Thomas Bloom Raskin, a student at Harvard Law School, “had a perfect heart, a perfect soul, a riotously outrageous and relentless sense of humor, and a dazzling radiant mind,” Rep. Raskin and his wife, Sarah Bloom Raskin, wrote in a joint tribute.
But their son “began to be tortured later in his 20s by a blindingly painful and merciless ‘disease called depression,’ as Tabitha put it on Facebook over the weekend, a kind of relentless torture in the brain for him, and despite very fine doctors and a loving family and friendship network of hundreds who adored him beyond words and whom he adored too, the pain became overwhelming and unyielding and unbearable at last for our dear boy, this young man of surpassing promise to our broken world.”
“On the last hellish brutal day of that godawful miserable year of 2020, when hundreds of thousands of Americans and millions of people all over the world died alone in bed in the darkness from an invisible killer disease ravaging their bodies and minds, we also lost our dear, dear, beloved son, Hannah and Tabitha’s beloved irreplaceable brother, a radiant light in this broken world,” they added.

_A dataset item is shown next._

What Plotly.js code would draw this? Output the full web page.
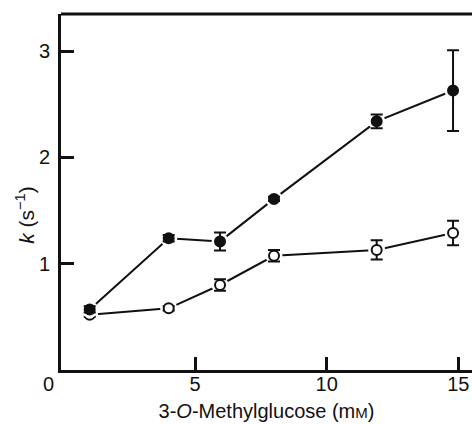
<!DOCTYPE html>
<html><head><meta charset="utf-8">
<script src="https://cdn.plot.ly/plotly-3.0.1.min.js"></script>
<style>html,body{margin:0;padding:0;background:#fff}</style>
</head><body>
<div id="chart" style="width:472px;height:424px"></div>
<script>
const conc = [1.0, 4.0, 5.95, 8.0, 11.9, 14.8];
const kFilled = [0.57, 1.24, 1.21, 1.61, 2.34, 2.63];
const errFilled = [0.03, 0.03, 0.085, 0.02, 0.065, 0.38];
const kOpen = [0.52, 0.58, 0.80, 1.075, 1.13, 1.29];
const errOpen = [0.02, 0.02, 0.055, 0.055, 0.09, 0.115];
const xTicks = [5, 10, 15];
const yTicks = [1, 2, 3];

const ink = '#111';
function series(y, err, filled) {
  return [
    {x: conc, y: y, mode: 'lines', line: {color: ink, width: 2}, hoverinfo: 'skip'},
    {x: conc, y: y, mode: 'markers', marker: {size: 17, color: '#fff', line: {width: 0}}, hoverinfo: 'skip'},
    {x: conc, y: y, mode: 'markers',
     error_y: {type: 'data', array: err, visible: true, color: ink, thickness: 2, width: 6},
     marker: {size: 10, symbol: 'circle', color: filled ? ink : '#fff', line: {color: ink, width: 2}}}
  ];
}
const data = [...series(kOpen, errOpen, false), ...series(kFilled, errFilled, true)];

const layout = {
  width: 472, height: 424,
  margin: {l: 61, r: 0, t: 14, b: 54},
  showlegend: false,
  paper_bgcolor: '#fff', plot_bgcolor: '#fff',
  font: {family: 'Liberation Sans, Arial, sans-serif', color: ink},
  xaxis: {
    range: [-0.09, 15.52], showgrid: false, zeroline: false,
    showline: true, linewidth: 3, linecolor: ink,
    ticks: 'inside', ticklen: 13, tickwidth: 3, tickcolor: ink,
    tickvals: xTicks, ticktext: xTicks.map(String),
    tickfont: {size: 20, color: ink}, ticklabelstandoff: -6,
    title: {text: '3-<i>O</i>-Methylglucose (m<span style="font-size:15px">M</span>)', font: {size: 20, color: ink}, standoff: 10}
  },
  yaxis: {
    range: [0, 3.35], showgrid: false, zeroline: false,
    showline: true, linewidth: 3, linecolor: ink,
    ticks: 'inside', ticklen: 13, tickwidth: 3, tickcolor: ink,
    tickvals: yTicks, ticktext: yTicks.map(String),
    tickfont: {size: 20, color: ink}, ticklabelstandoff: 4
  },
  shapes: [
    {type: 'line', xref: 'paper', yref: 'paper', x0: 0, x1: 1, y0: 1, y1: 1, line: {color: ink, width: 3}}
  ],
  annotations: [
    {text: '0', x: 0, xref: 'x', y: 0, yref: 'paper', xshift: -15, yshift: -1,
     yanchor: 'top', xanchor: 'center', showarrow: false, font: {size: 20, color: ink}},
    {text: '<i>k</i> (s<sup>−1</sup>)', x: 0, xref: 'paper', y: 1.46, yref: 'y', xshift: -36,
     xanchor: 'center', yanchor: 'middle', textangle: -90, showarrow: false, font: {size: 21, color: ink}}
  ]
};
Plotly.newPlot('chart', data, layout, {displayModeBar: false, staticPlot: true});
</script>
</body></html>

The family has not specified a cause of death but noted that the college student left a “farewell note,” which stated: “Please forgive me. My illness won today. Please look after each other, the animals, and the global poor for me. All my love, Tommy.”
According to the Anxiety and Depression Association of America, anxiety disorders are the most common mental illness in America and affect 40 million adults every year.
The student was survived by his two sisters and dozens of other relatives.
The family announced over the weekend the creation of a memorial fund for Tommy Raskin, through the Greater Washington Community Foundation.
The fund will distribute money on a semiannual basis to causes and charities championed and advanced by Tommy Raskin, such as Oxfam, Give Directly, the Helen Keller Institute, and Animal Outlook, the family said. It was launched with an initial contribution of $50,000.
The family also said it would hold a private funeral service on Tuesday. They said it would follow COVID-19 public health guidelines.
A virtual public memorial service will be held late this month.